Kids are adorable. Well, Charlie is adorable. I can’t vouch for your kid.
We promised Charlie a Christmas Tree. I love a real tree. Sure, you can buy the ones that are already lit, perfectly proportioned, and ready to hold a Target’s worth of ornaments. But you’re missing out on the trail of needles, the need to water your soon-to-be-dead-tree, and the aroma of Christmas. To me, Christmastime is the smell of Douglas Fir. I hope to make it Charlie’s lasting hallmark of Christmas.
But he is far too young for me to be wishing him nostalgia. He barely knows what an Advent Calendar is. Well, that’s not entirely true. He knows they’re a box with a lot of doors full of chocolate.
Sarah bought him one to teach him about Christmas, Jesus, Advent, Patience, and Chocolate. We quickly discovered its utility in bribery. If you eat a good dinner, and eat your asparagus and chicken and rice “all gone”, we can open an Advent door and read the verse and eat the delicious chocolate. It worked for the first day. And the second. Charlie caught on. There’s chocolate behind every door.
On December 3, Sarah gave him his chocolate and Charlie wanted another. Sarah took the Advent calendar and propped it on the table so he could look at the Christmas Train scene. Charlie told mommy that he wanted to look at it up close, so mommy let him hold it. He immediately ripped open a door (14th of December), caught the tumbling premature chocolate, and popped it into his mouth. Quick as a flash. I was on the other side of the kitchen and looked over at the commotion and saw Charlie staring defiantly at Mommy, Mommy agape processing the mischievousness of her sweet angel, and then I stared at the coffee maker for fear that Charlie could see me crying my eyes out in laughter at the scene. This was one of those hilarious parenting moments that you certainly did NOT want to let your little one know was funny. I felt sorry that Sarah had to keep it together, then I looked at her and saw that she wasn’t having any problem at all. Her look was genuine, and I pretty much had to leave the room. Mommy was stern that Charlie was NOT getting December 4th’s chocolate. It was my favorite memory of this Christmas, and all for naught, because…

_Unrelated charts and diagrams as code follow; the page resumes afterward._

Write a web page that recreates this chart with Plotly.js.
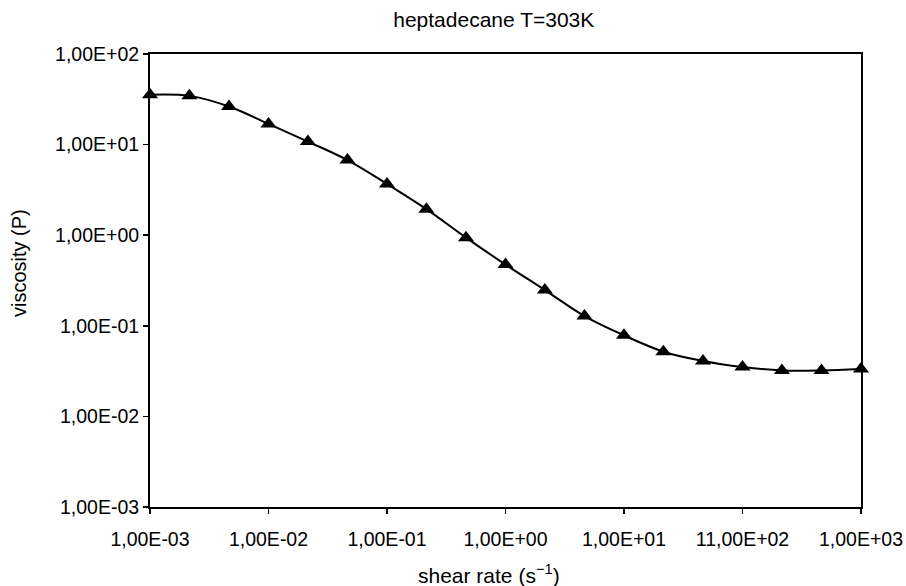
<!DOCTYPE html>
<html>
<head>
<meta charset="utf-8">
<script src="https://cdn.plot.ly/plotly-3.0.1.min.js"></script>
<style>html,body{margin:0;padding:0;background:#fff;}#chart{width:906px;height:586px;}</style>
</head>
<body>
<div id="chart"></div>
<script>
// shear rate (s^-1)
var shearRate = [0.001, 0.00215, 0.00464, 0.01, 0.0215, 0.0464, 0.1, 0.215, 0.464, 1, 2.15, 4.64, 10, 21.5, 46.4, 100, 215, 464, 1000];
// viscosity (P)
var viscosity = [35.5, 34.5, 26.3, 16.9, 10.8, 6.75, 3.68, 1.94, 0.94, 0.474, 0.248, 0.128, 0.0784, 0.0518, 0.0409, 0.0351, 0.0321, 0.0321, 0.0333];

var xTickVals = [0.001, 0.01, 0.1, 1, 10, 100, 1000];
var xTickText = ["1,00E-03", "1,00E-02", "1,00E-01", "1,00E+00", "1,00E+01", "11,00E+02", "1,00E+03"];
var yTickVals = [0.001, 0.01, 0.1, 1, 10, 100];
var yTickText = ["1,00E-03", "1,00E-02", "1,00E-01", "1,00E+00", "1,00E+01", "1,00E+02"];

var titleText = "heptadecane T=303K";
var xTitleText = "shear rate (s<sup>−1</sup>)";
var yTitleText = "viscosity (P)";

var font = "Liberation Sans, Arial, sans-serif";

var traces = [{
  x: shearRate,
  y: viscosity,
  type: "scatter",
  mode: "lines+markers",
  line: {color: "#000", width: 2, shape: "spline", smoothing: 1},
  marker: {symbol: "triangle-up", size: 14, color: "#000"},
  cliponaxis: false,
  showlegend: false
}];

var layout = {
  width: 906, height: 586,
  margin: {l: 150, r: 45, t: 54, b: 79},
  paper_bgcolor: "#fff", plot_bgcolor: "#fff",
  font: {family: font, color: "#000", size: 19.5},
  title: {text: titleText, font: {family: font, size: 21, color: "#000"}, x: 0.545, xanchor: "center", y: 0.967, yanchor: "middle"},
  xaxis: {
    type: "log", range: [-3, 3],
    tickmode: "array", tickvals: xTickVals, ticktext: xTickText,
    ticks: "outside", ticklen: 5, tickwidth: 1.5, tickcolor: "#000",
    ticklabelstandoff: 9,
    showline: true, linecolor: "#000", linewidth: 2, mirror: true,
    showgrid: false, zeroline: false,
    tickfont: {size: 19.5, family: font}
  },
  yaxis: {
    type: "log", range: [-3, 2],
    tickmode: "array", tickvals: yTickVals, ticktext: yTickText,
    ticks: "outside", ticklen: 5, tickwidth: 1.5, tickcolor: "#000",
    showline: true, linecolor: "#000", linewidth: 2, mirror: true,
    showgrid: false, zeroline: false,
    tickfont: {size: 19.5, family: font}
  },
  annotations: [
    {text: xTitleText, xref: "paper", yref: "paper", x: 0.477, y: -0.148, xanchor: "center", yanchor: "middle",
     showarrow: false, font: {family: font, size: 21, color: "#000"}},
    {text: yTitleText, xref: "paper", yref: "paper", x: -0.184, y: 0.539, xanchor: "center", yanchor: "middle",
     textangle: -90, showarrow: false, font: {family: font, size: 20, color: "#000"}}
  ]
};

Plotly.newPlot("chart", traces, layout, {displayModeBar: false, staticPlot: true});
</script>
</body>
</html>
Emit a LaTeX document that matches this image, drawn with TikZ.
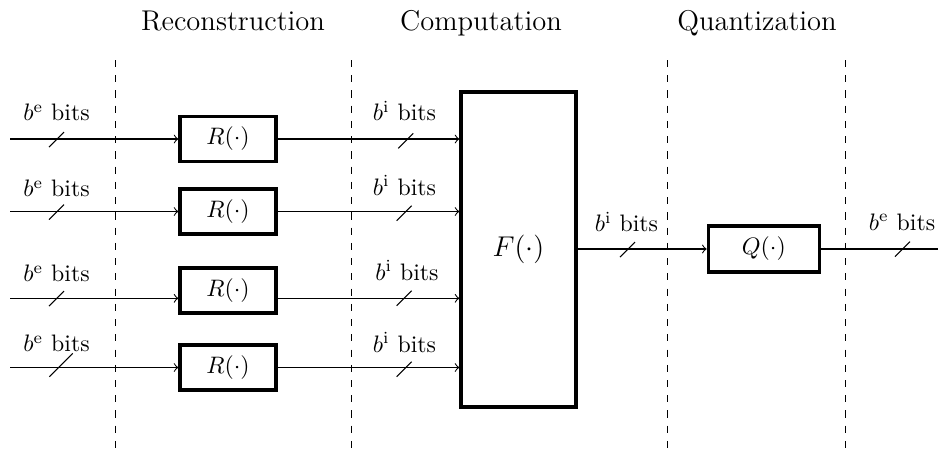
\documentclass[tikz,border=0pt]{standalone}
\begin{document}
\begin{tikzpicture}[x=0.42pt,y=-0.42pt,
  blk/.style={draw, line width=1.4pt, inner sep=0pt},
  rblk/.style={blk, minimum width=40.3pt, minimum height=18.9pt},
  sepline/.style={dash pattern=on 3pt off 3.4pt, line width=0.4pt},
  wire/.style={line width=0.45pt},
  lbl/.style={anchor=base, inner sep=0pt},
  ttl/.style={anchor=base, font=\large, inner sep=0pt}]
\useasboundingbox (0,0) rectangle (938,448);

% titles
\node[ttl] (t1) at (233,30) {Reconstruction};
\node[ttl] (t2) at (481,30) {Computation};
\node[ttl] (t3) at (757,30) {Quantization};

% separators
\coordinate (s1a) at (115,60);  \coordinate (s1b) at (115,448);
\coordinate (s2a) at (351,60);  \coordinate (s2b) at (351,448);
\coordinate (s3a) at (667,60);  \coordinate (s3b) at (667,448);
\coordinate (s4a) at (845,60);  \coordinate (s4b) at (845,448);
\draw[sepline] (s1a) -- (s1b);
\draw[sepline] (s2a) -- (s2b);
\draw[sepline] (s3a) -- (s3b);
\draw[sepline] (s4a) -- (s4b);

% blocks
\node[rblk] (R1) at (228,139) {$R(\cdot)$};
\node[rblk] (R2) at (228,211.5) {$R(\cdot)$};
\node[rblk] (R3) at (228,290.5) {$R(\cdot)$};
\node[rblk] (R4) at (228,367.5) {$R(\cdot)$};
\node[blk, minimum width=48.3pt, minimum height=132.3pt, font=\large] (F) at (518.5,249.5) {$F(\cdot)$};
\node[blk, minimum width=46.6pt, minimum height=19.3pt] (Q) at (763.8,249) {$Q(\cdot)$};

% inputs
\coordinate (i1) at (10,139);
\coordinate (i2) at (10,211.5);
\coordinate (i3) at (10,298.3);
\coordinate (i4) at (10,367.5);
\coordinate (o) at (938,249);

\draw[wire,->] (i1) -- (i1 -| R1.west);
\draw[wire,->] (i2) -- (i2 -| R2.west);
\draw[wire,->] (i3) -- (i3 -| R3.west);
\draw[wire,->] (i4) -- (i4 -| R4.west);

\draw[wire,->] (R1.east) -- (R1.east -| F.west);
\draw[wire,->] (R2.east) -- (R2.east -| F.west);
\draw[wire,->] (R3.east |- i3) -- (F.west |- i3);
\draw[wire,->] (R4.east) -- (R4.east -| F.west);

\draw[wire,->] (F.east |- Q.west) -- (Q.west);
\draw[wire] (Q.east) -- (o);

% bus slashes
\draw[wire] (49,147) -- (64,132);
\draw[wire] (49,219.5) -- (64,204.5);
\draw[wire] (49,306) -- (64,291);
\draw[wire] (49.3,376.7) -- (72.7,353.3);

\draw[wire] (398.3,148.3) -- (413.3,133.3);
\draw[wire] (396.7,220.7) -- (411.7,205.7);
\draw[wire] (396.7,305.7) -- (411.7,290.7);
\draw[wire] (396.7,376.7) -- (411.7,361.7);

\draw[wire] (620,257) -- (635,242);
\draw[wire] (895,256.7) -- (910,241.7);

% labels
\node[lbl] (a1) at (56.5,120.7) {$b^{\mathrm{e}}$ bits};
\node[lbl] (a2) at (56.5,196.7) {$b^{\mathrm{e}}$ bits};
\node[lbl] (a3) at (56.5,281.7) {$b^{\mathrm{e}}$ bits};
\node[lbl] (a4) at (56.5,351.7) {$b^{\mathrm{e}}$ bits};

\node[lbl] (c1) at (404.5,120.7) {$b^{\mathrm{i}}$ bits};
\node[lbl] (c2) at (404.5,195) {$b^{\mathrm{i}}$ bits};
\node[lbl] (c3) at (407,280) {$b^{\mathrm{i}}$ bits};
\node[lbl] (c4) at (404.5,352.3) {$b^{\mathrm{i}}$ bits};

\node[lbl] (d1) at (626.5,231.7) {$b^{\mathrm{i}}$ bits};
\node[lbl] (d2) at (902,230) {$b^{\mathrm{e}}$ bits};
\end{tikzpicture}
\end{document}
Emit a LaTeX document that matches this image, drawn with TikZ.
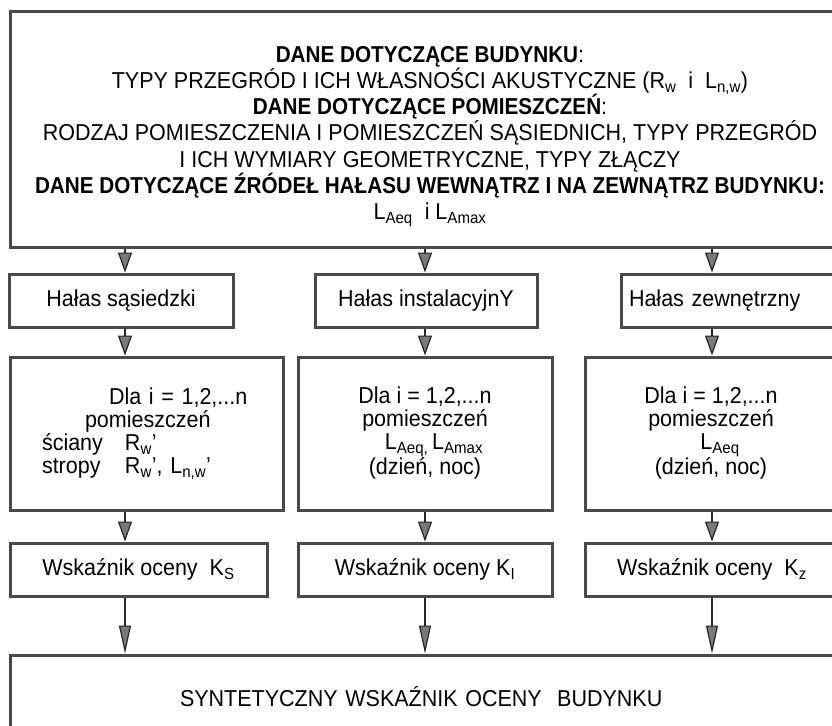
\documentclass[tikz,border=0pt]{standalone}
\usepackage{fontspec}
\setmainfont{Liberation Sans}[FakeStretch=0.935, BoldFeatures={FakeStretch=0.9}]
\usetikzlibrary{arrows.meta}
\definecolor{ramka}{HTML}{4A4A4A}
\definecolor{grot}{HTML}{7A7A7A}
\begin{document}
\begin{tikzpicture}[x=1pt,y=-1pt,
  ramka/.style={draw=ramka, line width=3pt, rectangle, inner sep=0pt, font=\fontsize{23}{26.3}\selectfont},
  gesto/.style={font=\fontsize{23}{23}\selectfont},
  strz/.style={draw=black!85, line width=1.2pt, -{Triangle[length=20pt,width=14pt,fill=grot]}},
  strzd/.style={draw=black!85, line width=1.2pt, -{Triangle[length=28pt,width=12pt,fill=grot]}}]
\clip (0,0) rectangle (832,725);
%\draw[very thin, gray] (0,0) grid[step=50] (832,725);
\node[ramka, minimum width=840pt, minimum height=235pt, align=center] (dane) at (430,129.5)
  {\rule{0pt}{30pt}\textbf{DANE DOTYCZĄCE BUDYNKU}:\\
   TYPY PRZEGRÓD I ICH WŁASNOŚCI AKUSTYCZNE (R\textsubscript{w}\ \ i\ \ L\textsubscript{n,w})\\
   \textbf{DANE DOTYCZĄCE POMIESZCZEŃ}:\\
   RODZAJ POMIESZCZENIA I POMIESZCZEŃ SĄSIEDNICH, TYPY PRZEGRÓD\\
   I ICH WYMIARY GEOMETRYCZNE, TYPY ZŁĄCZY\\
   \textbf{DANE DOTYCZĄCE ŹRÓDEŁ HAŁASU WEWNĄTRZ I NA ZEWNĄTRZ BUDYNKU:}\\
   L\textsubscript{Aeq}\ \ i L\textsubscript{Amax}};
% rodzaje halasu
\node[ramka, minimum width=224pt, minimum height=53pt] (hs) at (121,300.5) {Hałas sąsiedzki};
\node[ramka, minimum width=222pt, minimum height=53pt] (hi) at (426,300.5) {Hałas instalacyjnY};
\node[ramka, minimum height=53pt, inner xsep=8pt, text width=213pt, align=left] (hz) at (735.5,300.5) {Hałas zewnętrzny};
% dla pomieszczen
\node[ramka, gesto, minimum height=153pt, inner xsep=32pt, text width=209pt, align=left] (ds) at (146.5,433.5)
  {\hspace*{67pt}Dla i = 1,2,...n\\
   \hspace*{43pt}pomieszczeń\\
   \makebox[83pt][l]{ściany}R\textsubscript{w}'\\
   \makebox[83pt][l]{stropy}R\textsubscript{w}', L\textsubscript{n,w}'};
\node[ramka, gesto, minimum width=254pt, minimum height=153pt, align=center] (di) at (425,433.5)
  {Dla i = 1,2,...n\\ pomieszczeń\\ \hspace*{18pt}L\textsubscript{Aeq,}\,L\textsubscript{Amax}\\ (dzień, noc)};
\node[ramka, gesto, minimum width=252pt, minimum height=153pt, align=center] (dz) at (711,433.5)
  {Dla i = 1,2,...n\\ pomieszczeń\\ \hspace*{18pt}L\textsubscript{Aeq}\\ (dzień, noc)};
% wskazniki
\node[ramka, minimum width=257pt, minimum height=53pt] (ws) at (138.5,569.5) {Wskaźnik oceny\ \ K\textsubscript{S}};
\node[ramka, minimum width=254pt, minimum height=53pt] (wi) at (425,569.5) {Wskaźnik oceny K\textsubscript{I}};
\node[ramka, minimum width=254pt, minimum height=53pt] (wz) at (712,569.5) {Wskaźnik oceny\ \ K\textsubscript{z}};
\node[ramka, minimum height=84pt, inner xsep=170pt, text width=500pt, align=left] (synt) at (430,697)
  {SYNTETYCZNY WSKAŹNIK OCENY\ \ BUDYNKU};
% strzalki
\coordinate (k1) at (125,0);
\coordinate (k2) at (425,0);
\coordinate (k3) at (712,0);
\foreach \k/\h/\d/\w in {k1/hs/ds/ws, k2/hi/di/wi, k3/hz/dz/wz}{
  \draw[strz] (\k |- dane.south) -- (\k |- \h.north);
  \draw[strz] (\k |- \h.south) -- (\k |- \d.north);
  \draw[strz] (\k |- \d.south) -- (\k |- \w.north);
  \draw[strzd] (\k |- \w.south) -- (\k |- synt.north);
}
\end{tikzpicture}
\end{document}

December 4 was the Boar’s Head Ceremony. The Boar’s Head (as I understand, is the rarest dish in all the land) is a ceremony celebrating Oglethorpe’s best and brightest. It rings in the Christmas celebration at Oglethorpe and recognizes all past and newly minted Omicron Delta Kappa’s (Oglethorpe’s campus leaders. Sarah’s one). It starts with a banquet, crescendos with a concert, and finishes with a feast. Chocolate abounds. The concert this year was a test. We brought Charlie and tried to get him to sit through the whole thing. We pulled out every trick that we had. I bounced him on my leg, Sarah fed him Peanut Butter crackers. We got through. We told Charlie about the singers, made him watch the tuba, told him what the conductor Dr. Ray was doing. He was the maestro, leading the pack. Between two incredibly soft and somber Christmas songs, Charlie figured out Dr. Ray, and wanted to be the conductor. Dr. Ray lifted his baton, tapped his music stand, and Charlie belted out “Ready, Set, Go!” Luckily our section was small, otherwise the laughter from Stage Right might have overshadowed the maestro.
Aaand that was my favorite part about this Christmas. Until we got our Christmas tree.
We went to the Brookhaven Christian Church, where we get all of our pumpkins in the fall and our Christmas trees in the Christmas, and picked out a tree. They had a good run this year, but wanted to be done with trees. How much is this tree? $65. What’s this brown here? Uh… $45. Deal. So we brought the tree home, made dinner (Sarah was Hangry. Urban Dictionary it. I learned a new term too.) and then I mounted it in the stand. I had the great idea to put the lights on the tree in the garage, since I was mounting the tree in the stand in the garage anyway, and I could easily walk all around it. Lit it up. Wrapped it, re-wrapped it, took some slack out and re-wrapped it, then I re-wrapped it. After I re-wrapped it, I got Charlie to come back out and countdown to lighting, which when you’re two years old, is exactly like counting up. One. Two. Three! I plugged in the tree, and Charlie was amazed. “Wow!” he said. “Happy Birthday, Mr. Christmas!”
Best Christmas yet. And we’re still 3 weeks away.